1日目の様子はこちら。
2日目:シンポジウム6「 栄養の視点からみたサルコペニア、フレイル対策」
「摂食シグナル胆汁酸を感知する受容体TGR5による骨格筋機能維持機構」
◆東京大学大学院農学部生命科学研究科応用生命科学専攻食品生化学 佐藤先生のお話のポイント
・胆汁酸は摂食シグナルの1つ。
・マウスを使った研究では、以下の結果が出た。
①骨格筋におけるGタンパク質共益受容体を介したcAMP上昇による筋量増加骨格筋TGR5の活性化はサルコペニア予防に貢献する
②運動後の骨格筋ではTGR5の発現が上昇する
③骨格筋増加により糖代謝が改善される
「地域在住高齢者の食品摂取多様性とフレイル重症度との関わり」
◆東京都健康長寿医療センター研究所 本川先生による「口腔保健と栄養」のポイント
・国民健康、栄養調査結果より、地域住民における65歳以上の低栄養BMI20未満は5人に1人である。
・今までのフレイル予防栄養研究内容
①たんぱく質と十分なエネルギー摂取
②高たんぱく質の摂取
③ビタミンC、D、E葉酸の摂取
・板橋お達者検診2011コホートでは、食品摂取の多様性のみがフレイル発症、重症か予防に関連することが分かった。地域の住民に食品多様性を伝えるにはオーラルフレイルとの関連が重要である。

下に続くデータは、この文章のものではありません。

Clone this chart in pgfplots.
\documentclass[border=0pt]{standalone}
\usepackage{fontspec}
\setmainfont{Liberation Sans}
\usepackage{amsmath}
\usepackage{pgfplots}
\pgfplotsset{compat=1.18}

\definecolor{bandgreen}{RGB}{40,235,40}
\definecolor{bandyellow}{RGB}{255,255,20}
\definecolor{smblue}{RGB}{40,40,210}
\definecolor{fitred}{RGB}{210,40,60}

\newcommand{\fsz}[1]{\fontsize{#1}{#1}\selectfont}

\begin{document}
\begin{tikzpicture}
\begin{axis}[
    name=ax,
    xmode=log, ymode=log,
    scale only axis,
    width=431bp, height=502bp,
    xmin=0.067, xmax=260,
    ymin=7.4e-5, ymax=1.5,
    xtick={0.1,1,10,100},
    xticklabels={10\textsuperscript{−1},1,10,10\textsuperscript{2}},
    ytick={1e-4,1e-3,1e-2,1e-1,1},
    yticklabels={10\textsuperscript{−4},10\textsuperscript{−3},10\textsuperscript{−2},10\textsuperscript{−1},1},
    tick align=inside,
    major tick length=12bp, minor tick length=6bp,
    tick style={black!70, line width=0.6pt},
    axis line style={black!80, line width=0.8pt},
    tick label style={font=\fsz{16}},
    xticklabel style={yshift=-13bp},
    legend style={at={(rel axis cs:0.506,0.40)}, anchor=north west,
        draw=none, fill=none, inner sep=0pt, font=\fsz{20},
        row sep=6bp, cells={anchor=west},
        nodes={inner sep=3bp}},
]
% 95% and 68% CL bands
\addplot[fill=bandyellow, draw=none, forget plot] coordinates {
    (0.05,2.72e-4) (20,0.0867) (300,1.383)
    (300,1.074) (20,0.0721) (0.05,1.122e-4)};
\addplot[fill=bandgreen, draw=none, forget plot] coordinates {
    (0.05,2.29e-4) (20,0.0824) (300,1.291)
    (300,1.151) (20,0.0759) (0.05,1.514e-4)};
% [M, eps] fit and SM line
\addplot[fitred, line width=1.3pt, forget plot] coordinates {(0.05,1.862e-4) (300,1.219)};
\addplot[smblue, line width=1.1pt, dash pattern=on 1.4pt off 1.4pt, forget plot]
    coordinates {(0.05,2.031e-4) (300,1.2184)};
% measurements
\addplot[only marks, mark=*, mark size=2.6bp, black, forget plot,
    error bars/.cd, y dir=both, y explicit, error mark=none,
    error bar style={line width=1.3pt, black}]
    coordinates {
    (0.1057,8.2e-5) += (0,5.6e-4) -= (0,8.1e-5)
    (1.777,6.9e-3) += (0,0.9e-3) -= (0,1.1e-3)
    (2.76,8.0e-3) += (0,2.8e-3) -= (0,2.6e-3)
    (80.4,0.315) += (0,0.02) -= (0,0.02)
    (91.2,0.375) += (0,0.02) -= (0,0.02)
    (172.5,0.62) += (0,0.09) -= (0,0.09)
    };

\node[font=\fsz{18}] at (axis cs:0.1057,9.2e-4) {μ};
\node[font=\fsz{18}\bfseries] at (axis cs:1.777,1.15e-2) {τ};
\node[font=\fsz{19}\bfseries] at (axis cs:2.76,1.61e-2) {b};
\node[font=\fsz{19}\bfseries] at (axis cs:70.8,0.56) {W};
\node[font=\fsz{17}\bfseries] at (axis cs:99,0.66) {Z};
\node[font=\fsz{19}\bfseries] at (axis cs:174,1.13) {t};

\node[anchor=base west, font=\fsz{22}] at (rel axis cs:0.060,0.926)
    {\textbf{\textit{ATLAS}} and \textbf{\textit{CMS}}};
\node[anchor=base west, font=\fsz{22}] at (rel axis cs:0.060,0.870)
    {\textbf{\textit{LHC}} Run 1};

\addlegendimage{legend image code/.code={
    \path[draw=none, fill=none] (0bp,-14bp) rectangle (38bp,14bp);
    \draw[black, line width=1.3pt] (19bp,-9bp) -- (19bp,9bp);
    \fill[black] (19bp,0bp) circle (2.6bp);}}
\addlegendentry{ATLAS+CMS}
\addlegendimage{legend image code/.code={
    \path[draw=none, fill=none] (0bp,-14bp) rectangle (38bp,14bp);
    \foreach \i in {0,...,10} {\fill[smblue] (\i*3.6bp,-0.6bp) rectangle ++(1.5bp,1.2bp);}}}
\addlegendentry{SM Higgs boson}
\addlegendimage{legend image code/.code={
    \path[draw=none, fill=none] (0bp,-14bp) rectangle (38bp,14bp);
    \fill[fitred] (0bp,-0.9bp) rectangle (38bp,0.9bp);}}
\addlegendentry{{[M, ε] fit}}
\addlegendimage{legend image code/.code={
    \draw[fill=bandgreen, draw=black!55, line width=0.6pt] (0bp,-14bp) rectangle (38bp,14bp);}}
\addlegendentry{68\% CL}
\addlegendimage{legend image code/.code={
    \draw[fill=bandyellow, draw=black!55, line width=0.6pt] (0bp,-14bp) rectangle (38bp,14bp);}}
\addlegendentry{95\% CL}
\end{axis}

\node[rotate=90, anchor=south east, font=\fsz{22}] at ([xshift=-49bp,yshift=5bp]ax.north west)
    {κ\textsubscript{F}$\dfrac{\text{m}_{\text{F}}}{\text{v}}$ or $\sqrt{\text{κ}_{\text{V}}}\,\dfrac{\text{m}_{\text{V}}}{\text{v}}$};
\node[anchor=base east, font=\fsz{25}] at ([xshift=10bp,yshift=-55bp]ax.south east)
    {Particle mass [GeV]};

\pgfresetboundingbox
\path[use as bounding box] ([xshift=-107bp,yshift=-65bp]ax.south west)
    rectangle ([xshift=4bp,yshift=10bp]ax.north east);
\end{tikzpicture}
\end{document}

・咀嚼機能低下群では摂取食品に偏りがあり、サルコペニア、低栄養の関連があった。今後、食品摂取多様性の評価が重要と考えられる。
・配食サービスの増加が望まれるが、コンビニ、スーパーなど身近な市販弁当を有効なものにするのも一策である。
「入院リハ高齢者における栄養からみたサルコペニア・フレイル対策」
◆長崎リハビリテーション病院法人本部人材開発部、栄誉管理室 西岡先生のお話のポイント
・病前と入院時にADLが低く、嚥下能力が悪いと筋量が少ないとの横断研究結果が出た。
・脳卒中患者においては機能獲得に関連があるのは、BMIでなくSMI(骨格筋量)という解析結果が出た。
・食事が取れている人、エネルギーが取れていない人に必須アミノ酸を強化して効果があるかはまだ分からない
・多施設協働研究においてモニタリング回数が月1回よりも週1回のほうが体重減少を抑制したという結果が出た。
「栄養の視点からみたサルコペニアの摂食嚥下障害対策」
◆横浜市立大学付属市民総合医療センターリハビリテーション科 若林先生のお話のポイント
・老嚥とは喉のフレイルである。
・高度な侵襲の場合、1日に1kg筋崩壊が起こる。
・4学会(日本摂食嚥下リハビリテーション学会、日本リハビリテーション栄養学会、日本サルコペニア・フレイル学会、日本嚥下医学会)で合同ペーパーを作成中。
・理想体重×35kcalの栄養管理を行いながら、レジスタンストレーニングを実施すると効果的。
・全身にサルコペニアがある人には嚥下障害が見られた。
・入院する前のフレイルサルコペニアの高齢者を見つけて予防することが重要である。
フレイルとサルコペニア改善のために
本学会大会に参加し、フレイル、サルコペニアの改善のためには栄養が必須であり、管理栄養士として地域への働きかけも重要であると思いました。まずは、それぞれの職域の管理栄養士の立場で何ができるか考えていきたいですね。